Only the lucky ones sight the elusive tiger. We did spot a lone Royal Bengal Tiger, courtesy our jungle guide Deepak. Sunlight was filtering through the leafy canopy in a harlequin pattern of light and shade. We heard muted curses as the park ranger directed his team of trained trackers, to push their way through dense bamboo. Somewhere a tiger, satiated after a kill, was sleeping after his meal.

We hoped that in slinking away, the cat would head in our direction where a 3 feet barrier of white cloth was strung taut across the bushes. Although the 500 lb, lethally armed predator could effortlessly rip through the flimsy stockade, the stark white cloth against the green jungle would make him wary, and he would be apt to search for a another way. If the plan worked, the tiger would eventually emerge through a 50 feet opening in the quarter mile long tunnel beneath the leafy canopy. This is what tiger tracking is all about: to find answers to basic questions like, how many can live in a particular forest? What kind of prey do they feed on ? How long do tigers live and above all, how are they responding to man-made changes in their environment?

The avian fauna is rich and varied with more than 100 species here. Some of the resident bird species of Sundarban are the Giant Heron (Ardea Goliath), Dalmatian Pelican (Pelecanus Philippensis), Lesser Adjutant Stork (Leptotilos Dubius), Whitebellied Sea Eagle (Haliaeetus Leucogaster), Osprey (Pandion Haliaetus), Shaheen Falcon (Falco Peregrinus).The evening was spent marvelling at the sights and sounds of Sundarban which is a bird watchers delight, like all tiger havens.

Getting There
Getting to Sundarban National Park is not a problem at all as it is located close to the city of Calcutta which is well connected to the rest of the country by air, rail and road.
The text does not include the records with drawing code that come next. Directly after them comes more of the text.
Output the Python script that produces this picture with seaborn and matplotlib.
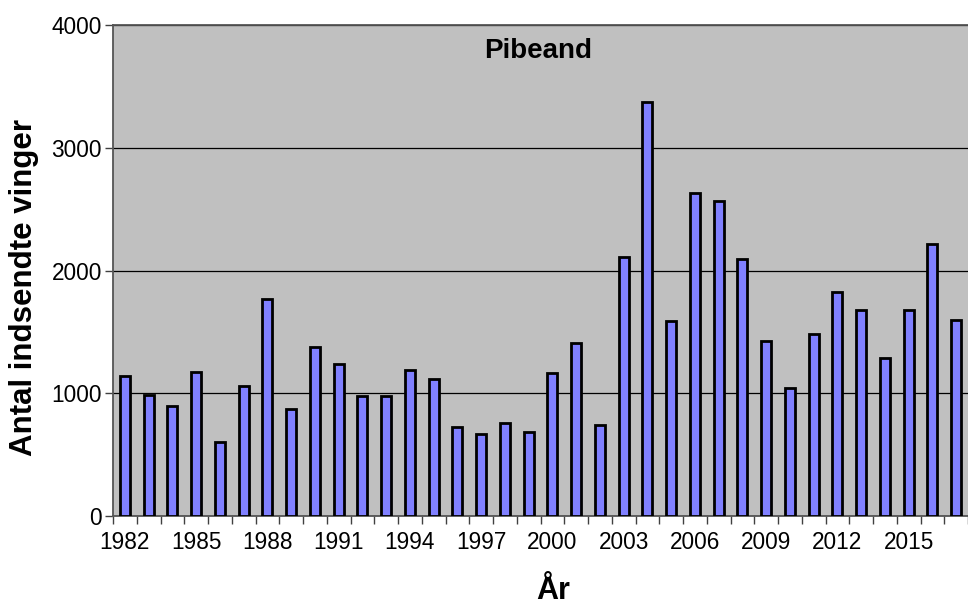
import numpy as np
import seaborn as sns
import matplotlib.pyplot as plt
import pandas as pd

years = list(range(1982, 2018))
vinger = [1140, 986, 896, 1173, 600, 1062, 1768, 874, 1380, 1236, 978, 980,
          1191, 1117, 723, 666, 761, 682, 1166, 1413, 740, 2107, 3374, 1590,
          2634, 2569, 2094, 1425, 1041, 1482, 1821, 1680, 1289, 1680, 2213, 1596]
yticks = [0, 1000, 2000, 3000, 4000]

sns.set_theme(style='white')
plt.rcParams['font.family'] = ['Liberation Sans', 'DejaVu Sans']

df = pd.DataFrame(dict(Aar=[str(y) for y in years], Antal=vinger))

fig = plt.figure(figsize=(9.68, 6.05), dpi=100)
ax = fig.add_axes([113 / 968, 1 - 516 / 605, 1 - 113 / 968, (516 - 25) / 605])
ax.set_facecolor('#C0C0C0')

sns.barplot(data=df, x='Aar', y='Antal', color='#8080FF', saturation=1,
            width=0.42, edgecolor='black', linewidth=2, ax=ax, zorder=3)

ax.set_xlim(-0.5, 35.125)
ax.set_ylim(0, 4000)
ax.set_yticks(yticks)
ax.set_yticklabels([str(v) for v in yticks])
ax.yaxis.grid(True, color='black', linewidth=0.9, zorder=1)
ax.set_axisbelow(True)

n = len(years)
ax.set_xticks(range(0, n, 3))
ax.set_xticklabels([str(years[i]) for i in range(0, n, 3)])
ax.set_xticks(np.arange(-0.5, n, 1), minor=True)
ax.tick_params(axis='x', which='major', length=0, pad=11, labelsize=16.3, colors='black')
ax.tick_params(axis='x', which='minor', length=6, width=1, color='#404040', direction='out', bottom=True)
ax.tick_params(axis='y', which='major', length=6, width=1, color='#404040', direction='out',
               left=True, pad=2, labelsize=16.3, labelcolor='black')

for s in ['left', 'bottom', 'top']:
    ax.spines[s].set_color('#555555')
    ax.spines[s].set_linewidth(1.3)
ax.spines['right'].set_visible(False)

ax.set_xlabel('')
ax.set_ylabel('')
ax.text(0.497, 0.947, 'Pibeand', transform=ax.transAxes, ha='center', va='center',
        fontsize=20, fontweight='bold', color='black')
fig.text(553 / 968, 1 - 599 / 605, 'År', ha='center', va='baseline',
         fontsize=22, fontweight='bold', color='black')
fig.text(24 / 968, 1 - 287.5 / 605, 'Antal indsendte vinger', rotation=90,
         ha='center', va='center', fontsize=22.5, fontweight='bold', color='black')

fig.savefig('out.png', dpi=100)
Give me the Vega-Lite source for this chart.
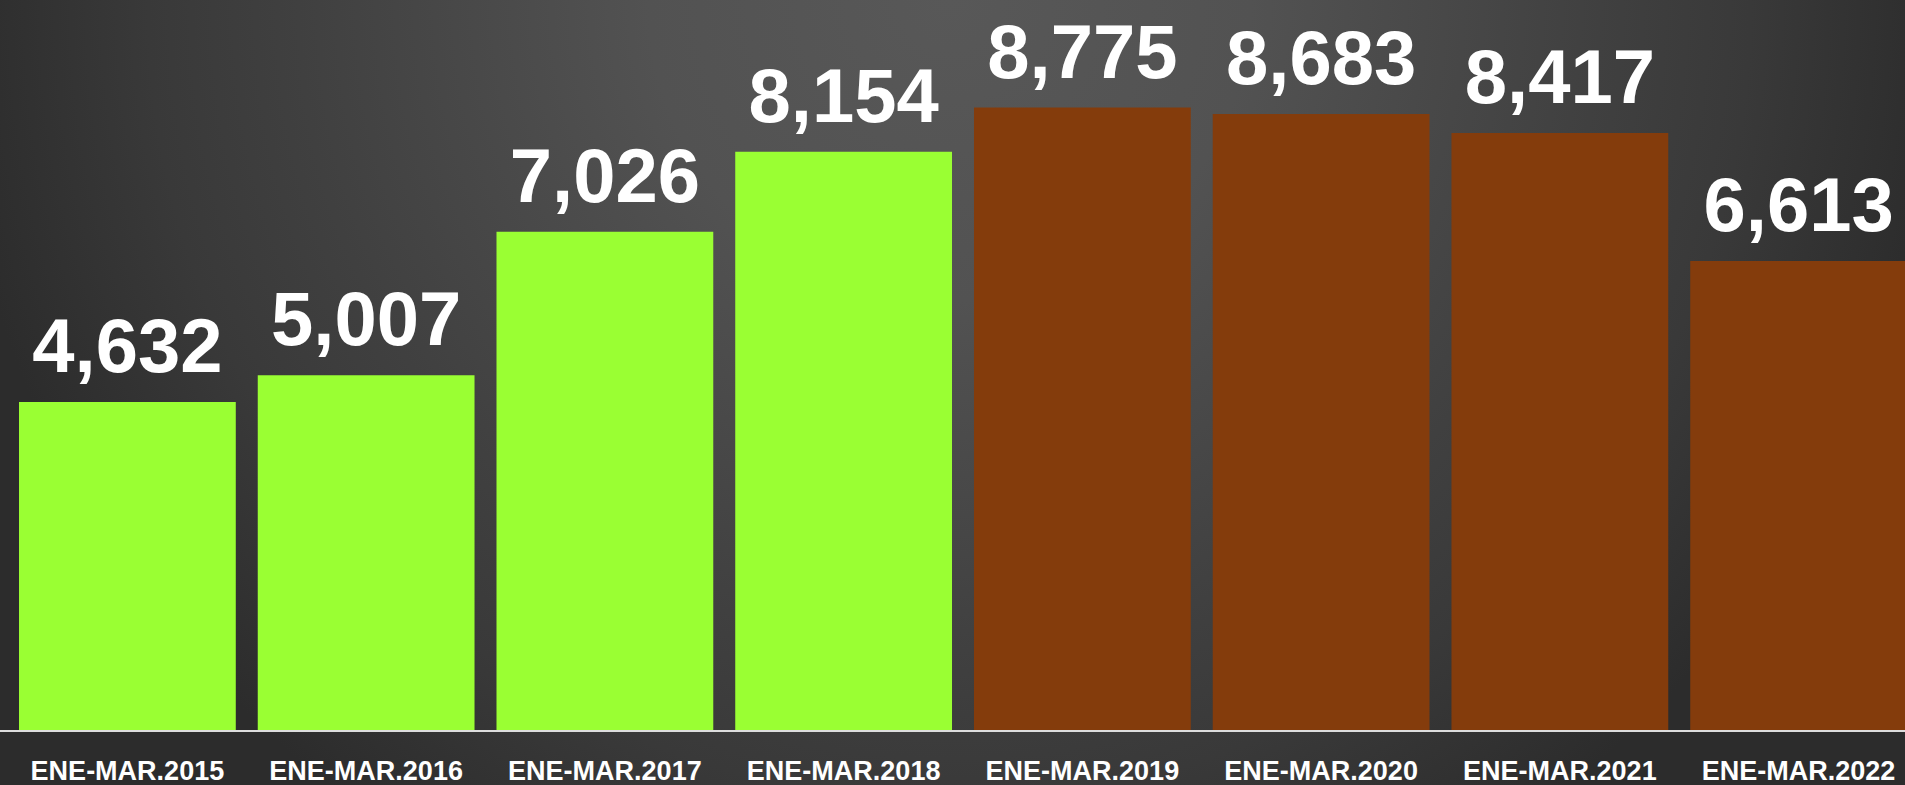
{
  "$schema": "https://vega.github.io/schema/vega-lite/v6.json",
  "width": 1926,
  "height": 785,
  "padding": 0,
  "autosize": {"type": "none"},
  "background": "#2c2c2c",
  "config": {
    "view": {
      "stroke": null,
      "fill": {
        "gradient": "radial",
        "x1": 0.493, "y1": 0.2962, "r1": 0,
        "x2": 0.493, "y2": 0.2962, "r2": 0.52,
        "stops": [
          {"offset": 0, "color": "#585858"},
          {"offset": 0.3, "color": "#525252"},
          {"offset": 0.65, "color": "#404040"},
          {"offset": 0.8, "color": "#393939"},
          {"offset": 1, "color": "#2c2c2c"}
        ]
      }
    }
  },
  "data": {
    "values": [
      {"periodo": "ENE-MAR.2015", "valor": 4632, "grupo": "A"},
      {"periodo": "ENE-MAR.2016", "valor": 5007, "grupo": "A"},
      {"periodo": "ENE-MAR.2017", "valor": 7026, "grupo": "A"},
      {"periodo": "ENE-MAR.2018", "valor": 8154, "grupo": "A"},
      {"periodo": "ENE-MAR.2019", "valor": 8775, "grupo": "B"},
      {"periodo": "ENE-MAR.2020", "valor": 8683, "grupo": "B"},
      {"periodo": "ENE-MAR.2021", "valor": 8417, "grupo": "B"},
      {"periodo": "ENE-MAR.2022", "valor": 6613, "grupo": "B"}
    ]
  },
  "encoding": {
    "x": {
      "field": "periodo",
      "type": "nominal",
      "sort": null,
      "scale": {"paddingInner": 0.092, "paddingOuter": 0.0796},
      "axis": {
        "title": null,
        "orient": "bottom",
        "offset": -54,
        "domain": false,
        "ticks": false,
        "tickSize": 0,
        "labelAngle": 0,
        "labelPadding": 48,
        "labelBaseline": "alphabetic",
        "labelFont": "Liberation Sans",
        "labelFontSize": 27,
        "labelFontWeight": "bold",
        "labelColor": "#ffffff",
        "labelOverlap": false,
        "labelBound": false,
        "labelFlush": false,
        "labelLimit": 0
      }
    }
  },
  "layer": [
    {
      "mark": {"type": "bar"},
      "encoding": {
        "y": {
          "field": "valor",
          "type": "quantitative",
          "scale": {"domain": [-760, 10288], "zero": false, "nice": false},
          "axis": null
        },
        "y2": {"datum": 0},
        "color": {
          "field": "grupo",
          "type": "nominal",
          "scale": {"domain": ["A", "B"], "range": ["#9aff33", "#843c0c"]},
          "legend": null
        }
      }
    },
    {
      "mark": {"type": "rule", "color": "#dddddd", "opacity": 0.5, "strokeWidth": 2},
      "encoding": {
        "x": null,
        "y": {"datum": 0, "type": "quantitative"}
      }
    },
    {
      "mark": {
        "type": "text",
        "baseline": "alphabetic",
        "align": "center",
        "dy": -30,
        "font": "Liberation Sans",
        "fontSize": 76,
        "fontWeight": "bold",
        "color": "#ffffff"
      },
      "encoding": {
        "y": {"field": "valor", "type": "quantitative"},
        "text": {"field": "valor", "type": "quantitative", "format": ","}
      }
    }
  ]
}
If travelling by your own transport, it might be advisable to leave your vehicle at a safe place in Calcutta and use the public transport system or the STC run transports. If you choose to drive all the way to Canning, you might have to leave your vehicle unattended for the period of time you spend inside the park.

There are Forest Lodges, Government and private hotels as well as tented accommodation.